[Your task]: Produce an exact copy of all the data below, dropping every image.

[Dataset extract]:
+++
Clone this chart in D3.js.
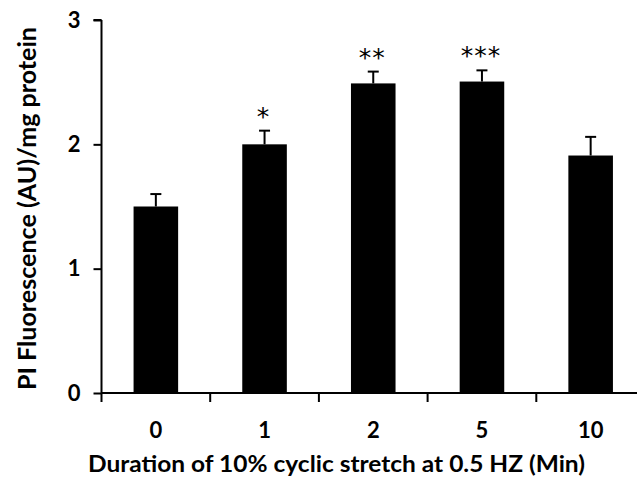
<!DOCTYPE html>
<html><head><meta charset="utf-8">
<script src="https://cdn.jsdelivr.net/npm/d3@7/dist/d3.min.js"></script>
<style>
html,body{margin:0;padding:0;background:#fff;}
svg{display:block;}
text{font-family:"Lato","Open Sans",sans-serif;font-weight:bold;fill:#000;}
</style></head>
<body>
<svg id="chart" width="637" height="479"></svg>
<script>
const categories = ["0", "1", "2", "5", "10"];
const values = [1.50, 2.00, 2.49, 2.505, 1.91];
const errors = [0.10, 0.11, 0.095, 0.09, 0.15];
const stars = ["", "*", "**", "***", ""];
const yTicks = [0, 1, 2, 3];
const xTitle = "Duration of 10% cyclic stretch at 0.5 HZ (Min)";
const yTitle = "PI Fluorescence (AU)/mg protein";

const svg = d3.select("#chart");
const x0 = 101.5, x1 = 645, yTop = 20, yBottom = 393;

const x = d3.scaleBand().domain(categories).range([x0, x1]).paddingInner(0.59).paddingOuter(0.295);
const y = d3.scaleLinear().domain([0, 3]).range([yBottom, yTop]);

// bars
svg.append("g").selectAll("rect").data(categories).join("rect")
  .attr("x", d => x(d))
  .attr("y", (d, i) => y(values[i]))
  .attr("width", x.bandwidth())
  .attr("height", (d, i) => y(0) - y(values[i]))
  .attr("fill", "#000");

// error bars
const eb = svg.append("g").attr("stroke", "#000").attr("stroke-width", 2);
categories.forEach((c, i) => {
  const cx = x(c) + x.bandwidth() / 2;
  eb.append("line").attr("x1", cx).attr("x2", cx).attr("y1", y(values[i])).attr("y2", y(values[i] + errors[i]));
  eb.append("line").attr("x1", cx - 5.5).attr("x2", cx + 5.5).attr("y1", y(values[i] + errors[i])).attr("y2", y(values[i] + errors[i]));
});

// stars
svg.append("g").selectAll("text").data(categories).join("text")
  .attr("x", d => x(d) + x.bandwidth() / 2 - 1)
  .attr("y", (d, i) => y(values[i] + errors[i]) - 6)
  .attr("text-anchor", "middle")
  .attr("font-size", 25)
  .style("font-family", "'DejaVu Sans', sans-serif")
  .style("font-weight", "normal")
  .style("letter-spacing", "1px")
  .text((d, i) => stars[i]);

// y axis
const yAxis = d3.axisLeft(y).tickValues(yTicks).tickSize(8).tickPadding(13).tickFormat(d3.format("d"));
const gy = svg.append("g").attr("transform", `translate(${x0},0)`).call(yAxis);
gy.select(".domain").attr("stroke", "#000").attr("stroke-width", 2).attr("d", `M0,${yTop}H-8M0,${yTop}V${yBottom}`);
gy.selectAll(".tick line").attr("stroke", "#000").attr("stroke-width", 2);
gy.selectAll(".tick text").attr("font-size", 22).style("font-family", "Lato, sans-serif").style("font-weight", "bold");

// x axis
const xAxis = d3.axisBottom(x).tickSize(0).tickPadding(29);
const gx = svg.append("g").attr("transform", `translate(0,${yBottom})`).call(xAxis);
gx.select(".domain").attr("stroke", "#000").attr("stroke-width", 2).attr("d", `M${x0},0H${x1}`);
gx.selectAll(".tick text").attr("font-size", 22).style("font-family", "Lato, sans-serif").style("font-weight", "bold");
// boundary ticks between categories
const bounds = categories.map((c, i) => x0 + i * x.step());
svg.append("g").attr("stroke", "#000").attr("stroke-width", 2).selectAll("line").data(bounds).join("line")
  .attr("x1", d => d).attr("x2", d => d).attr("y1", yBottom).attr("y2", yBottom + 9);

// titles
svg.append("text").attr("x", 336.5).attr("y", 472).attr("text-anchor", "middle")
  .attr("font-size", 23).attr("textLength", 497).attr("lengthAdjust", "spacingAndGlyphs").text(xTitle);
svg.append("text").attr("transform", "translate(36,208.5) rotate(-90)").attr("text-anchor", "middle")
  .attr("font-size", 24).attr("textLength", 363).attr("lengthAdjust", "spacingAndGlyphs").text(yTitle);
</script>
</body></html>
+++
[Final result]:
Clone this chart in D3.js.
<!DOCTYPE html>
<html><head><meta charset="utf-8">
<script src="https://cdn.jsdelivr.net/npm/d3@7/dist/d3.min.js"></script>
<style>
html,body{margin:0;padding:0;background:#fff;}
svg{display:block;}
text{font-family:"Lato","Open Sans",sans-serif;font-weight:bold;fill:#000;}
</style></head>
<body>
<svg id="chart" width="637" height="479"></svg>
<script>
const categories = ["0", "1", "2", "5", "10"];
const values = [1.50, 2.00, 2.49, 2.505, 1.91];
const errors = [0.10, 0.11, 0.095, 0.09, 0.15];
const stars = ["", "*", "**", "***", ""];
const yTicks = [0, 1, 2, 3];
const xTitle = "Duration of 10% cyclic stretch at 0.5 HZ (Min)";
const yTitle = "PI Fluorescence (AU)/mg protein";

const svg = d3.select("#chart");
const x0 = 101.5, x1 = 645, yTop = 20, yBottom = 393;

const x = d3.scaleBand().domain(categories).range([x0, x1]).paddingInner(0.59).paddingOuter(0.295);
const y = d3.scaleLinear().domain([0, 3]).range([yBottom, yTop]);

// bars
svg.append("g").selectAll("rect").data(categories).join("rect")
  .attr("x", d => x(d))
  .attr("y", (d, i) => y(values[i]))
  .attr("width", x.bandwidth())
  .attr("height", (d, i) => y(0) - y(values[i]))
  .attr("fill", "#000");

// error bars
const eb = svg.append("g").attr("stroke", "#000").attr("stroke-width", 2);
categories.forEach((c, i) => {
  const cx = x(c) + x.bandwidth() / 2;
  eb.append("line").attr("x1", cx).attr("x2", cx).attr("y1", y(values[i])).attr("y2", y(values[i] + errors[i]));
  eb.append("line").attr("x1", cx - 5.5).attr("x2", cx + 5.5).attr("y1", y(values[i] + errors[i])).attr("y2", y(values[i] + errors[i]));
});

// stars
svg.append("g").selectAll("text").data(categories).join("text")
  .attr("x", d => x(d) + x.bandwidth() / 2 - 1)
  .attr("y", (d, i) => y(values[i] + errors[i]) - 6)
  .attr("text-anchor", "middle")
  .attr("font-size", 25)
  .style("font-family", "'DejaVu Sans', sans-serif")
  .style("font-weight", "normal")
  .style("letter-spacing", "1px")
  .text((d, i) => stars[i]);

// y axis
const yAxis = d3.axisLeft(y).tickValues(yTicks).tickSize(8).tickPadding(13).tickFormat(d3.format("d"));
const gy = svg.append("g").attr("transform", `translate(${x0},0)`).call(yAxis);
gy.select(".domain").attr("stroke", "#000").attr("stroke-width", 2).attr("d", `M0,${yTop}H-8M0,${yTop}V${yBottom}`);
gy.selectAll(".tick line").attr("stroke", "#000").attr("stroke-width", 2);
gy.selectAll(".tick text").attr("font-size", 22).style("font-family", "Lato, sans-serif").style("font-weight", "bold");

// x axis
const xAxis = d3.axisBottom(x).tickSize(0).tickPadding(29);
const gx = svg.append("g").attr("transform", `translate(0,${yBottom})`).call(xAxis);
gx.select(".domain").attr("stroke", "#000").attr("stroke-width", 2).attr("d", `M${x0},0H${x1}`);
gx.selectAll(".tick text").attr("font-size", 22).style("font-family", "Lato, sans-serif").style("font-weight", "bold");
// boundary ticks between categories
const bounds = categories.map((c, i) => x0 + i * x.step());
svg.append("g").attr("stroke", "#000").attr("stroke-width", 2).selectAll("line").data(bounds).join("line")
  .attr("x1", d => d).attr("x2", d => d).attr("y1", yBottom).attr("y2", yBottom + 9);

// titles
svg.append("text").attr("x", 336.5).attr("y", 472).attr("text-anchor", "middle")
  .attr("font-size", 23).attr("textLength", 497).attr("lengthAdjust", "spacingAndGlyphs").text(xTitle);
svg.append("text").attr("transform", "translate(36,208.5) rotate(-90)").attr("text-anchor", "middle")
  .attr("font-size", 24).attr("textLength", 363).attr("lengthAdjust", "spacingAndGlyphs").text(yTitle);
</script>
</body></html>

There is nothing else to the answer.